EXTRACTED RECORDS:
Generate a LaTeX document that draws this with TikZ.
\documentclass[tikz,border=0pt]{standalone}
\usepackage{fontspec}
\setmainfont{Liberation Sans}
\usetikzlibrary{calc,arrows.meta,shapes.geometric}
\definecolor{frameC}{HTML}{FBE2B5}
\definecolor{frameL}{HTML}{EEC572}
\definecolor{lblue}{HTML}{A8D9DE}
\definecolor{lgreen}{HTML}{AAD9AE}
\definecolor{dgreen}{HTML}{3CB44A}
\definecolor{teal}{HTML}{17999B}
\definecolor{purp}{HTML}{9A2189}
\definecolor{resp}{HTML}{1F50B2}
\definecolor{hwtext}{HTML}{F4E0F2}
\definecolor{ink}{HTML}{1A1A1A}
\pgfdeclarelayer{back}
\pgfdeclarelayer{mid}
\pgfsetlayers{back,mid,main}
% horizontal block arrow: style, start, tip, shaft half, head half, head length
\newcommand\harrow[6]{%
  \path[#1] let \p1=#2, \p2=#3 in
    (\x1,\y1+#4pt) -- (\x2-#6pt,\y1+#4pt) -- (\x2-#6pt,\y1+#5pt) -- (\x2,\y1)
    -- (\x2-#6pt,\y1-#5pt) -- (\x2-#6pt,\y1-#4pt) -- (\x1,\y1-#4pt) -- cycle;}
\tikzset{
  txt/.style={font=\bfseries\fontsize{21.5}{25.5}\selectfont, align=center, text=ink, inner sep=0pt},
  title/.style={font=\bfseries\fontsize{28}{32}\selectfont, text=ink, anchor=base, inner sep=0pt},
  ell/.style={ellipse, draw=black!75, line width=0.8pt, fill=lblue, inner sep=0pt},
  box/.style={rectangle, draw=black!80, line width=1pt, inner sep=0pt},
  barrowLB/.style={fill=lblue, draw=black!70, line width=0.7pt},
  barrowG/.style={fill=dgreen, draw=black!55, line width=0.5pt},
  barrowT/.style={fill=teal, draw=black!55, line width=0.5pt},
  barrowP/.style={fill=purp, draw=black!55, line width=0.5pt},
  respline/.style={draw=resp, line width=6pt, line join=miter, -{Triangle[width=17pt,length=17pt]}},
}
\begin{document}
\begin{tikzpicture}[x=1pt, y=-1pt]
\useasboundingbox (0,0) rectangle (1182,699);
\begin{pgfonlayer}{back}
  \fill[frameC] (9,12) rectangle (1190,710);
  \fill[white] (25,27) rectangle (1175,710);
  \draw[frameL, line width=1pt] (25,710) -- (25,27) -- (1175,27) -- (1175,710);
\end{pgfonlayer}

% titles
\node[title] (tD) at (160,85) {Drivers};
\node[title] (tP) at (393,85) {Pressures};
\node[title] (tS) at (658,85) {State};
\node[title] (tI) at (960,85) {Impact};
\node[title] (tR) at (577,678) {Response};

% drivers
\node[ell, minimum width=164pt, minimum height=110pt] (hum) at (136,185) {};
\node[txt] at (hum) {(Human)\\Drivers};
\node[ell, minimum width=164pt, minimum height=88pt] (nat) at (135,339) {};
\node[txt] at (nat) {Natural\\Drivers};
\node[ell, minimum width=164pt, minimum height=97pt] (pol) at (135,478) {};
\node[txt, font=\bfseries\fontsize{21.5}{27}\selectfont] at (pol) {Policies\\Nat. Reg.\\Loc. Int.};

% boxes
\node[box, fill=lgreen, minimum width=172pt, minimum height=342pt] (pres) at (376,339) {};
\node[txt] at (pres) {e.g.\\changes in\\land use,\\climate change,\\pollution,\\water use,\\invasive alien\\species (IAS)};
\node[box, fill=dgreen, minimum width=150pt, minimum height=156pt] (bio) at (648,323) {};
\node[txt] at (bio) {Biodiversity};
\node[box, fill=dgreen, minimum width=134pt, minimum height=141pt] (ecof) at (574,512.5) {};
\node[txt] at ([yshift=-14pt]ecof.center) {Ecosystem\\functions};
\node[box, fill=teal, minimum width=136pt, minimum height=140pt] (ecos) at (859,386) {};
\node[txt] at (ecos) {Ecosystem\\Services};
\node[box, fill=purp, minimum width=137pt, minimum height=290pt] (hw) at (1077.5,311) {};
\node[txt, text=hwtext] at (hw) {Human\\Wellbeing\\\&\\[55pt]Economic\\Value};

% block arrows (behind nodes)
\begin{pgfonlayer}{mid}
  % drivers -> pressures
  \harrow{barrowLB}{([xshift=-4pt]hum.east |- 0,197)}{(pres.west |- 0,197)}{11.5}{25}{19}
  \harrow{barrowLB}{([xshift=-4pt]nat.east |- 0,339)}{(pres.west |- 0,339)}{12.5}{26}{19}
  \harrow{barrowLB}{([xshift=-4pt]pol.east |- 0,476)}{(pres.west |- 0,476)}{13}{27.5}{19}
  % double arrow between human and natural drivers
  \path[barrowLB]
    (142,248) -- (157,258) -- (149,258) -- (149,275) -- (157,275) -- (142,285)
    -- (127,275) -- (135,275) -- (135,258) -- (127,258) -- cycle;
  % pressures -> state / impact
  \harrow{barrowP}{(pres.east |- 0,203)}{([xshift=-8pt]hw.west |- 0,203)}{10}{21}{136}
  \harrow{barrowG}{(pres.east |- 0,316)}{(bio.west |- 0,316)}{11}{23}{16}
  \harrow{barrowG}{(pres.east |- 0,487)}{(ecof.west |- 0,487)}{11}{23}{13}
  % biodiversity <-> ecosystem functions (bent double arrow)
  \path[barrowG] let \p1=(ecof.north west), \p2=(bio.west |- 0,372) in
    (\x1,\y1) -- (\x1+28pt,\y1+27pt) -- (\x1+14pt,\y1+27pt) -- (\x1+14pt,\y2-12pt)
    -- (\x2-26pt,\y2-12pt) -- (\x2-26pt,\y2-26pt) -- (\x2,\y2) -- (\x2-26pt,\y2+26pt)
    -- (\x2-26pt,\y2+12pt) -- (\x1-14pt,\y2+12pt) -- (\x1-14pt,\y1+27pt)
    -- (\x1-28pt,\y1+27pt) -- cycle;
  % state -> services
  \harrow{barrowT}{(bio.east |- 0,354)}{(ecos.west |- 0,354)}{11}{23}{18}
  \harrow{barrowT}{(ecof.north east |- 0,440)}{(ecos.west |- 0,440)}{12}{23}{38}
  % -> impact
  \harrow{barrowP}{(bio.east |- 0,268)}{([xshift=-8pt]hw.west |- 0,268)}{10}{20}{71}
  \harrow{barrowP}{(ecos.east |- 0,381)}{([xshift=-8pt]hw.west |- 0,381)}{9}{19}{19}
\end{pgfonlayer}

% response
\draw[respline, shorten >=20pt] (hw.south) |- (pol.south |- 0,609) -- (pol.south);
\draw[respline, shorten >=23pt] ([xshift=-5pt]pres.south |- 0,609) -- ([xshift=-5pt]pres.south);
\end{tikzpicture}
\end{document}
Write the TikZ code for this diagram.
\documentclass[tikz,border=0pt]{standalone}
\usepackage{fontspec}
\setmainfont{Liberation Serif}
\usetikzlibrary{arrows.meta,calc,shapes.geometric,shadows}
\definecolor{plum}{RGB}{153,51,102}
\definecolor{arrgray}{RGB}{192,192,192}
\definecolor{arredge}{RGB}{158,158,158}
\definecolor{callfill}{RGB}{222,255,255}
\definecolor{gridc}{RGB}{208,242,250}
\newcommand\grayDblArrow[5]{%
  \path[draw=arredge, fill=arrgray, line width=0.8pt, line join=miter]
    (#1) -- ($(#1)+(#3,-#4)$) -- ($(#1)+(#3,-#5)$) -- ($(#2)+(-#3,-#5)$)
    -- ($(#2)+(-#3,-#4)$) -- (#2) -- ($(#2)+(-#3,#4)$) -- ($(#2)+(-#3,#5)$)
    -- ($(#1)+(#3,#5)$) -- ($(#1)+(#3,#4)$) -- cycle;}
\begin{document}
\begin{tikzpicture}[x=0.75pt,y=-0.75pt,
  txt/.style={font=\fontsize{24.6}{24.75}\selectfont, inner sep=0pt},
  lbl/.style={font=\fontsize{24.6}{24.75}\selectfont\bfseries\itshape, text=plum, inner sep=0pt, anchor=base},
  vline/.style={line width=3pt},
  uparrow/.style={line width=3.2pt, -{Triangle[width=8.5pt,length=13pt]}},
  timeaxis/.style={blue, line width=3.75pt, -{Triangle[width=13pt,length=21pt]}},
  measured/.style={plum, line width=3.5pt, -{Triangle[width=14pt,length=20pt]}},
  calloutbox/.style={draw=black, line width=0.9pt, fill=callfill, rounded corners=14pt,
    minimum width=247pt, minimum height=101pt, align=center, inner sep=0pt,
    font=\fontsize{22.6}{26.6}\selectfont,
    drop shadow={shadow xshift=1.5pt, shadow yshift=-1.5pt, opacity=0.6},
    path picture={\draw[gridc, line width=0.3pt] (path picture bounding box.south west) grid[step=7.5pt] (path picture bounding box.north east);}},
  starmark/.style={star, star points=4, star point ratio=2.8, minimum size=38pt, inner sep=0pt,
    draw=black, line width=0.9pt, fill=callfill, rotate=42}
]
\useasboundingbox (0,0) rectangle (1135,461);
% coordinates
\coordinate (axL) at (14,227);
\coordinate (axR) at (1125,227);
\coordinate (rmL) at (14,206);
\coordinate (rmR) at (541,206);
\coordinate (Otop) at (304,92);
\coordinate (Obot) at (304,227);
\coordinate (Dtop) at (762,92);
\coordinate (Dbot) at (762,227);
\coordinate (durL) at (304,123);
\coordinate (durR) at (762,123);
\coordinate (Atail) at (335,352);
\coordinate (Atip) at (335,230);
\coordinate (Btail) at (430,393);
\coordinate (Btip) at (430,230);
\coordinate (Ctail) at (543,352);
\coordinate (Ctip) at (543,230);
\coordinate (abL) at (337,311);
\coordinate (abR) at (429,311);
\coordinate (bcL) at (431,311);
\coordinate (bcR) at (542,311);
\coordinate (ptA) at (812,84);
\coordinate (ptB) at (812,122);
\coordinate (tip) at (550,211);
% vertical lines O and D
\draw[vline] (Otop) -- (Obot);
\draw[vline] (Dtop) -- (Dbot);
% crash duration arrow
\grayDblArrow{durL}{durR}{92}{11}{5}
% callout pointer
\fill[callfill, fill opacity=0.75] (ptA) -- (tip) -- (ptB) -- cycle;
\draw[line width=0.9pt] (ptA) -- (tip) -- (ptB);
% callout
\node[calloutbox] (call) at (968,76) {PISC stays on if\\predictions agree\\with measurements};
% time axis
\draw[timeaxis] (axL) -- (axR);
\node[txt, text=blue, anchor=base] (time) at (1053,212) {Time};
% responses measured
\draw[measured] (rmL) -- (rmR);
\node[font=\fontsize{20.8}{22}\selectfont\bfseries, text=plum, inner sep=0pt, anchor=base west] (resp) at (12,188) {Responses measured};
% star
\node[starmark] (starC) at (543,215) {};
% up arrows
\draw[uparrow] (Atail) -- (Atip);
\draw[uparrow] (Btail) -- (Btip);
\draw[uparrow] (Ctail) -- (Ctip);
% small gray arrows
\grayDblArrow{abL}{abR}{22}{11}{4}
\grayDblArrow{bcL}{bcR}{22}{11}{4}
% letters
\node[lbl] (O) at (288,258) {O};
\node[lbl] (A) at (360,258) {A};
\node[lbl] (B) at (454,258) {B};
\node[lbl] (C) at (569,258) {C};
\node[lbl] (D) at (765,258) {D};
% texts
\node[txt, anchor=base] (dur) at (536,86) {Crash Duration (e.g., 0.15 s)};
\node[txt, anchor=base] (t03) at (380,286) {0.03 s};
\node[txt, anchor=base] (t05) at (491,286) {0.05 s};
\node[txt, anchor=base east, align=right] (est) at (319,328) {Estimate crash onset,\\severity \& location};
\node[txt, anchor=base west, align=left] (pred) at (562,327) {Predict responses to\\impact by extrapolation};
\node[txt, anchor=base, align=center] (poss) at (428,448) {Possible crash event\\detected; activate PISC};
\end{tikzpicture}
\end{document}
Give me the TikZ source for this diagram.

PROBLEM DESCRIPTION: Filter the data for the string "this" and copy every line that has it.

FULL ANSWER:
Generate a LaTeX document that draws this with TikZ.
Write the TikZ code for this diagram.
Give me the TikZ source for this diagram.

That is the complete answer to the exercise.